Paysandú, Miércoles 11 de Noviembre de 2009

Las amenazas de los delirantes de siempre

Opinion | 11 Nov De vez en cuando, cuando más o menos se aburre entre discurso y discurso, el presidente bolivariano de Venezuela Hugo Chávez aprovecha su enorme riqueza petrolera y arrima nafta al polvorín al que ha contribuido decisivamente a convertir la región caribeña, aunque invariablemente le da vueltas a la cosa y atribuye la responsabilidad exclusivamente al “imperio” del norte.
Los regímenes populistas de Chávez y de sus colegas Evo Morales en Bolivia y Rafael Correa en Ecuador han encontrado caldo de cultivo en situaciones socioeconómicas muy difíciles en sus respectivos países, por lo que han utilizado estas dificultades para poner en práctica medidas voluntaristas y de paso arrimar agua para su molino ideológico, con epicentro con las salidas de tono y acusaciones al barrer que lanza a diario el mandatario venezolano.
En esta oportunidad el gobierno de Caracas, tras haber salido Chávez en persona a romper el fuego, para no perder la costumbre, dio a conocer un comunicado en el que calificó de “inmoral” y mentirosa la reacción del gobierno colombiano a las palabras del presidente Chávez sobre la necesidad de preparar al pueblo para la guerra. Es que el mandatario venezolano había instado el domingo a los responsables militares y al pueblo venezolano a prepararse “para la guerra” debido a la amenaza que según él representa un acuerdo militar firmado entre Colombia y Estados Unidos. Horas después el gobierno de Colombia reaccionó y aseguró en un comunicado que si bien no hará ningún gesto hostil hacia sus vecinos, tras las declaraciones de Chávez había decidido acudir a la Organización de Estados Americanos (OEA) y al Consejo de Seguridad de la ONU.

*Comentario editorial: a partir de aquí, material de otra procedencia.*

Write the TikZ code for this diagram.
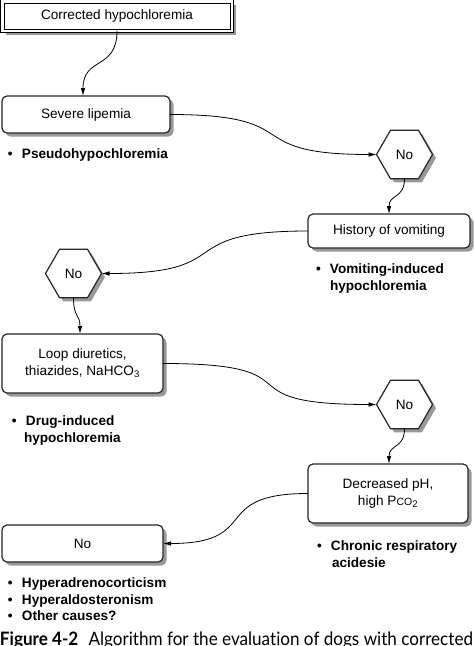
\documentclass[tikz,border=0pt]{standalone}
\usepackage{fontspec}
\setmainfont{Liberation Sans}
\newfontfamily\capfont[Ligatures=NoCommon]{Lato}
\usetikzlibrary{shapes.geometric,shadows,arrows.meta}
\begin{document}
\begin{tikzpicture}[x=1pt,y=-1pt,
  every node/.style={font=\fontsize{13.6}{17}\selectfont, inner sep=0pt, outer sep=0pt},
  shad/.style={drop shadow={shadow xshift=3.5pt,shadow yshift=-3.5pt,fill=black!40,opacity=1}},
  rbox/.style={draw=black!85,line width=1.2pt,fill=white,rounded corners=5pt,shad,align=center},
  hexa/.style={regular polygon,regular polygon sides=6,minimum size=56pt,draw=black!85,line width=1.2pt,fill=white,shad},
  conn/.style={line width=0.8pt,-{Latex[length=8pt,width=4.5pt]}},
  bul/.style={anchor=base west,font=\fontsize{13.6}{17}\selectfont\bfseries},
]
\useasboundingbox (0,0) rectangle (474,646);
\fill[white] (0,0) rectangle (474,646);

% top box
\node[draw=black,line width=1pt,double=white,double distance=2.5pt,fill=white,
      drop shadow={shadow xshift=4pt,shadow yshift=-4pt,fill=black!40,opacity=1},
      minimum width=229.5pt,minimum height=29.5pt] (top) at (117,16) {Corrected hypochloremia};

\node[rbox,minimum width=168pt,minimum height=37pt] (severe) at (86,114.5) {Severe lipemia};
\node[bul] (b1) at (8,158) {\makebox[14pt][l]{\textbullet}Pseudohypochloremia};

\node[hexa] (hex1) at (404.5,154.5) {No};

\node[rbox,minimum width=162pt,minimum height=34pt] (hist) at (389,231) {History of vomiting};
\node[bul] (b2) at (316,273) {\makebox[14pt][l]{\textbullet}Vomiting-induced};
\node[bul] (b2b) at (330,290) {hypochloremia};

\node[hexa] (hex2) at (73.5,273.5) {No};

\node[rbox,minimum width=161pt,minimum height=59pt] (loop) at (82.5,363.5) {Loop diuretics,\\thiazides, NaHCO\textsubscript{3}};
\node[bul] (b3) at (12,425) {\makebox[14pt][l]{\textbullet}Drug-induced};
\node[bul] (b3b) at (24,442) {hypochloremia};

\node[hexa] (hex3) at (404.5,404.5) {No};

\node[rbox,minimum width=160pt,minimum height=59pt] (dec) at (388,493.5) {Decreased pH,\\high P{\fontsize{10.5}{12}\selectfont CO}\textsubscript{2}};
\node[bul] (b4) at (317,550) {\makebox[14pt][l]{\textbullet}Chronic respiratory};
\node[bul] (b4b) at (332,567) {acidesie};

\node[rbox,minimum width=161pt,minimum height=37pt] (nobox) at (82.5,543.5) {No};
\node[bul] (b5) at (8,587) {\makebox[14pt][l]{\textbullet}Hyperadrenocorticism};
\node[bul] (b6) at (8,604) {\makebox[14pt][l]{\textbullet}Hyperaldosteronism};
\node[bul] (b7) at (8,620) {\makebox[14pt][l]{\textbullet}Other causes?};

\node[anchor=base west,font=\capfont\fontsize{18.5}{20}\selectfont] (cap) at (0,645)
  {\resizebox{473pt}{\height}{\textbf{Figure 4-2}\hspace{0.6em}Algorithm for the evaluation of dogs with corrected}};

% connectors
\draw[conn] (top.south) .. controls +(0,40) and +(0,-40) .. ([xshift=-3pt]severe.north);
\draw[conn] (severe.east) .. controls +(140,0) and +(-140,0) .. (hex1.west);
\draw[conn] (hex1.south) .. controls +(0,20) and +(0,-20) .. (hist.north);
\draw[conn] (hist.west) .. controls +(-140,0) and +(140,0) .. (hex2.east);
\draw[conn] (hex2.south) .. controls +(0,20) and +(0,-20) .. ([xshift=-2.5pt]loop.north);
\draw[conn] (loop.east) .. controls +(160,0) and +(-160,0) .. (hex3.west);
\draw[conn] (hex3.south) .. controls +(0,20) and +(0,-20) .. ([xshift=1pt]dec.north);
\draw[conn] (dec.west) .. controls +(-100,0) and +(100,0) .. (nobox.east);
\end{tikzpicture}
\end{document}
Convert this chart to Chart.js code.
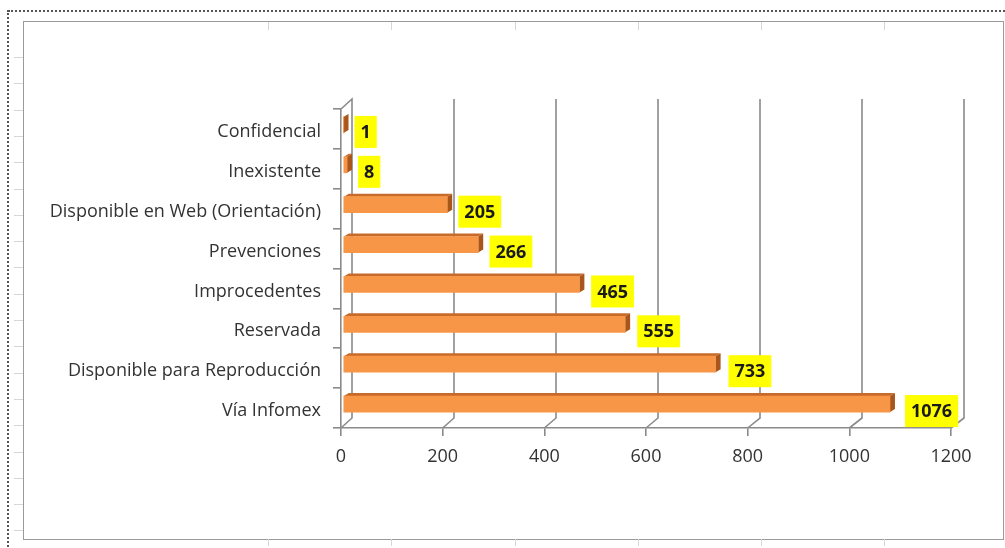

Sin embargo, el gobierno venezolano reafirmó que es un “acto de guerra” la cesión de territorio colombiano para bases norteamericanas a efectos de combatir el narcotráfico y dijo que en marzo de 2008 el ejército colombiano, con apoyo estadounidense, bombardeó e invadió Ecuador para dar muerte al número dos de las guerrillas de las Fuerzas Armadas Revolucionarias (FARC).
Pero ya Chávez se había encargado de advertir que si Estados Unidos agrede militarmente a Venezuela “comenzaría la guerra de los cien días”, y en este contexto ya la semana anterior había ordenado movilizar 15.000 soldados a la frontera con Brasil y Colombia, en tanto para no ser menos, su colega boliviano Evo Morales salió a apoyarlo, señalando que “es obligación de cualquier presidente defender la dignidad y la soberanía de su territorio, eso es constitucional”. Según Morales, las bases militares que usará Washington en Colombia “son una abierta provocación a los países que empiezan a dignificar a sus pueblos y a gobiernos revolucionarios”.
Este tramado de amenazas, advertencias y solidaridades ante el “enemigo” común del triángulo ideológico Chávez-Morales-Correa, al que se agregan de vez en cuando los cada vez más desprestigiados Fidel Castro y Daniel Ortega, pone de relieve que América Latina ha retrocedido en esa zona a niveles de la guerra fría de las décadas de 1960 y 1970, poniendo las cosas en blanco y negro y atribuyendo todos los males de la Tierra al “diablo” afincado en Washington.
Ha pasado demasiada agua bajo los puentes, ha caído el Muro de Berlín, suceso histórico del que se acaban de cumplir veinte años, ha desaparecido la Unión Soviética y han sucumbido en cadena los regímenes comunistas del Este europeo, y sin embargo los mandatarios del área caribeña, con Hugo Chávez y Fidel Castro al frente, han metido la cabeza en un agujero, como si nada hubiera pasado, y siguen tratando de vender los mismos espejitos de colores que hace cuarenta y cincuenta años.
Y lejos de las amenazas de invasiones, de aprestos militares, de seguir comprando armamento por miles de millones de dólares, como hace el régimen de Chávez, los países que han abrazado esta tesitura deberían realmente de ocuparse del bienestar de sus pueblos y del desarrollo, volcando recursos en crear infraestructura y superar las carencias de la población, en lugar de seguir apostando a la confrontación y “justificando” las compras delirantes de armamentos para luchar contra el enemigo invisible.